Do you know if a firmware update will change the dim screen during 4k recording Issue

Hi Cliff,

The dimmed screen is not an "issue" as the cameras are designed to do that in order to conserve power and to minimize the amount of heat generated by the camera to reduce chances of overheating. Earlier Sony cameras have demonstrated the same effect. I think it is unlikely that any firmware updates will change this.

I've tried to find out in several places if the A6500 has an AA filter.  Tony Northrup has a video that says it does not and that the A6300 didn't either.  I haven't seen anything to verify this.  Maybe he was thinking of the A99ii (he had some other errors in the video).

Hi Wesley,

I cannot verify that the a6300 or a6500 removed the AA filter, so I would assume that it is still there, especially since manufacturers try to state this when they release cameras.

Will the new stablization help with the rolling shutter issue?

Is the improved autofocus continus for video too?

Hi Dave,

Rolling shutter should be a little improved in both cameras and both will benefit from advanced AF in video.

Wish he will asked about if any improvements had been made for the overheating problems in A6300.

Hi Alejandro,

I asked Sony about overheating and was told that the a6500 should not have the same overheating problems that users experienced when the a6300 came out. I was also told that the a6300's latest firmware update should resolve many of the overheating issues with that camera.

One must wait,I new that sony was going to do it , to many profesional are using the a6000,a6300, which both were a hit I haven't own my a6000 for a year when just after a bought my a6000 Sony brought out the a6300 ...and I was going to get the a6300 but now just before I get the a6300 the got the a6500 ,just wait as well they got a a7000 on the winds and Sony A7 series 72 megapixels on test now on sony rumours .I use Canon but Canon now hasn't done much I do lots of low light but now going to jump over to sony better faster for my stage work at concerts.One festival I use the sony a6000 ,when just got it, it has some noise but not as bad as canon 5d series besides canon since 2008 to fix all the issues at low light mean while the others pass canon and nikon (nikon uses sony sensors)  My next two cameras are a6500 and a99ll . I still shot with my sony and canon 5d mk ll,5dmklll,Eos1V 35mm .
 

Just finished paying for my A6300. I wondered why they chose the number 6300 as an upgrade "number" from the 6000, seemed a bit odd... Well now I know, they had a secret plan all along. Still have not figured out even half the Menu's on the 6300, but can see where a touch screen would be nice. The A600 still seems to be available at a slightly discounted price, so I'm sure the A6300 will be curreny fo some time. But, hey, they could have waited a few months more.....

Camera companies specialize in having very limited line logic.  Two is better the four which is only slightly better than one, which of course tops the 200 model, which is just a tad below the 6000.  You get it, right.  Oy.

Finally a Nex 7 with touch screen and 5 axis in body!

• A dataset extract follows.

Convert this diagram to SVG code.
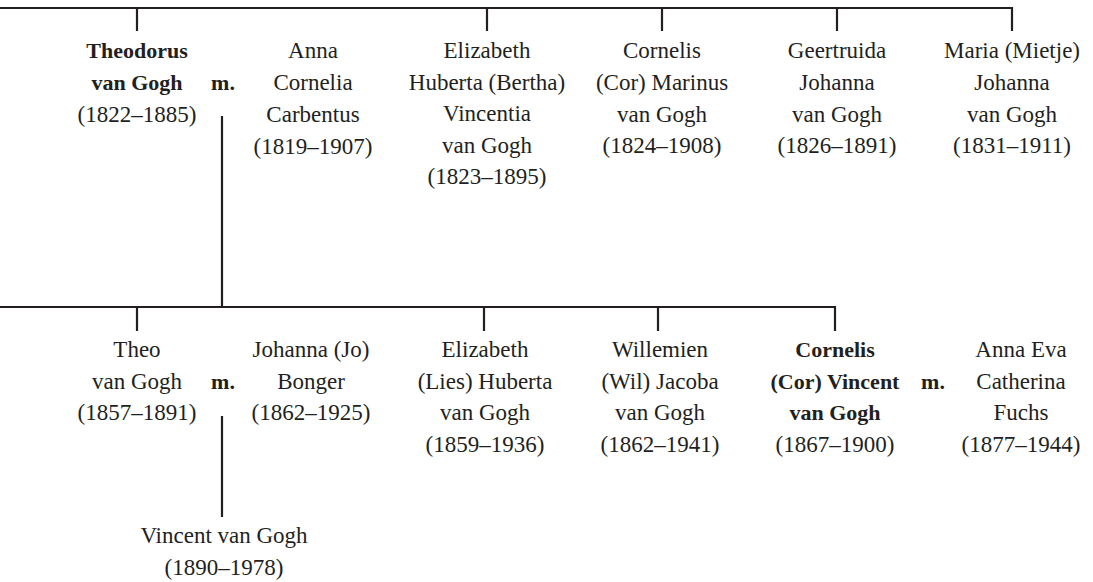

I may be in!

what the heck?! I just bought my 6300!  Sony you suck. 

It is nothing but a rat race, Every body is talking sabout the gaget not the asthetics of the picture. Very unfortunate.

Sony is busy tryiing to make my wonderful A6000 obsolete. I shall ignore them!

Just bought the a6300 last month ... I too will ignore them.

so...what are they supposed to do? stop making cameras because you bought one?

Yes:)

no not at all just don't be a scammer trying to get rid of your old stock

i did the same thing. thet forgot to metion it was discontioned and the a 6500 was coming out in 30 days, im not happy

Making a new camera has no effect on the camera that you've already purchased!  And you can continue to use your camera as long as it works!